According to Wikipedia: "In the United States, a mortgage note (also known as a real estate lien note, borrower's note) is a promissory note secured by a specified mortgage loan. Mortgage notes are a written promise to repay a specified sum of money plus interest at a specified rate and length of time to fulfill the promise."
So how is this 'mortgage note' any different than the financial instruments which, bought and sold freely prior to 2007, were responsible for almost taking down so many banks and losing value for so many retirement funds in the Great Recession?! Prior to the Great Recession, US mortgage-backed securities were marketed around the world. Many of these securities were backed by subprime mortgages, which collapsed in value when the U.S. housing bubble burst during 2006 and homeowners began to default on their mortgage payments in large numbers starting in 2007. Worth investigating and understanding how these 'mortgage note' investments are different/better than what collapsed the world economy not that long ago.
From a web page posted 2011: "Atlanta—If you told me five years ago that the selling of distressed notes by banks would become a virtual retail industry, I wouldn’t have believed it. Yet here we are, and business is booming. As an example of the frenzy, I recently had three different clients bidding on the same note. Pretty amazing. In multifamily alone, there are billions of dollars worth of outstanding, distressed debt. Whereas a few years ago, banks would have been more inclined to foreclose on a non-performing commercial real estate property, they are now choosing to sell the note....you can see why banks were looking for an alternative to foreclosures. Note selling has provided that alternative avenue."

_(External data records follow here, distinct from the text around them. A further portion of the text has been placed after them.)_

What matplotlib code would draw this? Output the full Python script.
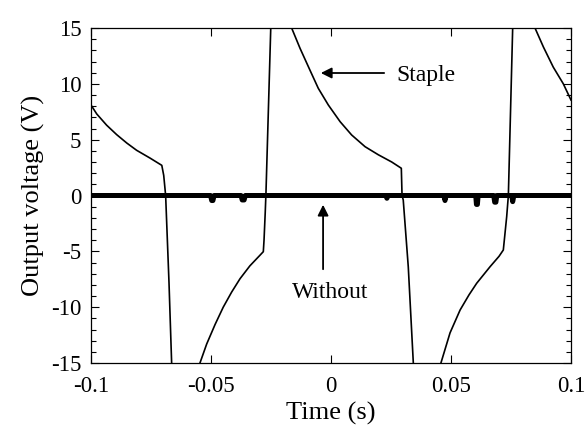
import numpy as np
import matplotlib
matplotlib.use("Agg")
import matplotlib.pyplot as plt
from matplotlib.ticker import MultipleLocator

plt.rcParams['font.family'] = ['Liberation Serif', 'DejaVu Serif']

# Staple waveform, segments separated by NaN (clipped at +/-15 by axes)
staple_t = [
    -0.1, -0.0976, -0.0935, -0.0893, -0.0851, -0.0810, -0.0754, -0.0705, -0.0697, -0.0689, -0.0675, -0.0664, np.nan,
    -0.0546, -0.0518, -0.0483, -0.0449, -0.0414, -0.0379, -0.0338, -0.0296, -0.0282, -0.0279, -0.0274, -0.0271, -0.0251, np.nan,
    -0.0164, -0.0129, -0.0088, -0.0053, -0.0011, 0.0038, 0.0086, 0.0142, 0.0197, 0.0253, 0.0293, 0.0296, 0.0301, 0.0322, 0.0343, np.nan,
    0.0458, 0.0496, 0.0538, 0.0575, 0.0607, 0.0663, 0.0700, 0.0718, 0.0732, 0.0739, 0.0757, np.nan,
    0.085, 0.0885, 0.0926, 0.0968, 0.1,
]
staple_v = [
    8.1, 7.3, 6.3, 5.45, 4.7, 4.05, 3.35, 2.7, 1.8, 0.0, -7.8, -15, np.nan,
    -15, -13.3, -11.55, -10.0, -8.65, -7.45, -6.3, -5.35, -5.03, -3.98, -1.5, 0.2, 15, np.nan,
    15, 13.18, 11.24, 9.60, 8.10, 6.61, 5.42, 4.37, 3.65, 3.0, 2.44, 0.0, -0.4, -6.4, -15, np.nan,
    -15, -12.3, -10.25, -8.9, -7.86, -6.37, -5.45, -4.88, -1.9, 0.0, 15, np.nan,
    15, 13.3, 11.5, 10.0, 8.55,
]

# Without staple: flat trace at zero with small negative glitches
without_t = [-0.1, -0.0502, -0.0497, -0.0492, -0.0487, -0.0375, -0.0370, -0.0362, -0.0357, 0.0228, 0.0233, 0.0238,
             0.0470, 0.0475, 0.0480, 0.0603, 0.0606, 0.0610, 0.0613, 0.0678, 0.0682, 0.0687, 0.0691,
             0.0753, 0.0757, 0.0762, 0.1]
without_v = [0.0, 0.0, -0.45, -0.45, 0.0, 0.0, -0.4, -0.4, 0.0, 0.0, -0.25, 0.0,
             0.0, -0.45, 0.0, 0.0, -0.8, -0.8, 0.0, 0.0, -0.6, -0.6, 0.0,
             0.0, -0.55, 0.0, 0.0]

x_ticks = [-0.1, -0.05, 0, 0.05, 0.1]
x_ticklabels = ['-0.1', '-0.05', '0', '0.05', '0.1']
y_ticks = [-15, -10, -5, 0, 5, 10, 15]
y_ticklabels = ['-15', '-10', '-5', '0', '5', '10', '15']

fig = plt.figure(figsize=(5.86, 4.28), dpi=100)
ax = fig.add_axes([91/586, 1-363/428, 480/586, 335/428])

ax.plot(without_t, without_v, color='black', lw=3.6, solid_capstyle='butt', solid_joinstyle='round')
ax.plot(staple_t, staple_v, color='black', lw=1.2)

ax.set_xlim(-0.1, 0.1)
ax.set_ylim(-15, 15)
ax.set_xticks(x_ticks)
ax.set_xticklabels(x_ticklabels)
ax.set_yticks(y_ticks)
ax.set_yticklabels(y_ticklabels)
ax.yaxis.set_minor_locator(MultipleLocator(1))
ax.tick_params(which='both', direction='in', top=True, right=True, labelsize=16.5, width=0.8)
ax.tick_params(which='major', length=6)
ax.tick_params(which='minor', length=3.5)
ax.tick_params(axis='x', pad=9)
ax.tick_params(axis='y', pad=7)
for s in ax.spines.values():
    s.set_linewidth(0.9)

ax.set_xlabel('Time (s)', fontsize=19, labelpad=4)
ax.set_ylabel('Output voltage (V)', fontsize=19, labelpad=4)

ax.annotate('', xy=(-0.0054, 10.97), xytext=(0.0233, 10.97),
            arrowprops=dict(arrowstyle='-|>', color='black', lw=1.3, mutation_scale=16))
ax.text(0.0271, 10.97, 'Staple', fontsize=17, ha='left', va='center_baseline')

ax.annotate('', xy=(-0.0033, -0.58), xytext=(-0.0033, -6.85),
            arrowprops=dict(arrowstyle='-|>', color='black', lw=1.3, mutation_scale=16))
ax.text(-0.0004, -8.46, 'Without', fontsize=17, ha='center', va='center_baseline')

fig.savefig('out.png', dpi=100)
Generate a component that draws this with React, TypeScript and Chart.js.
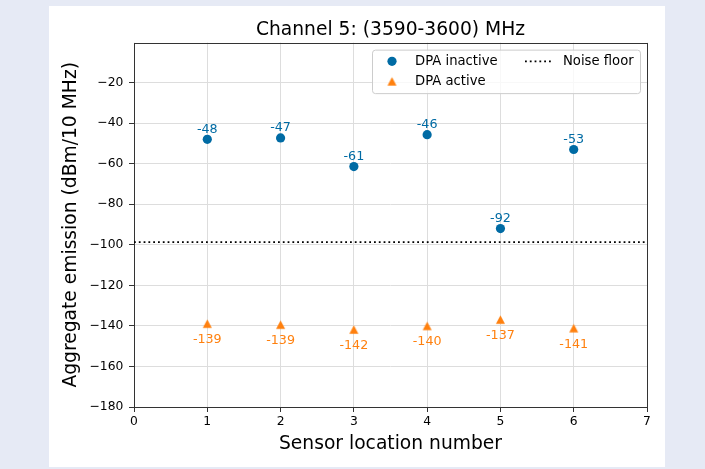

It sounds like you would be buying a single note for ONE property, rather than buying a collection of many notes which are collectively owned as a single morgage-backed security...so that rather than having any 'cushion' you are fully exposed should the real estate borrower default on his mortgage! SCARY! One could end up holding a note that is theoretically worth $500K, but the owner let the property deteriorate before defaulting, so that the property declined to $200k in market value...contrats, you own $500K note where you are stuck holding the repossesed property, but you can only get $200k of cash value out of it!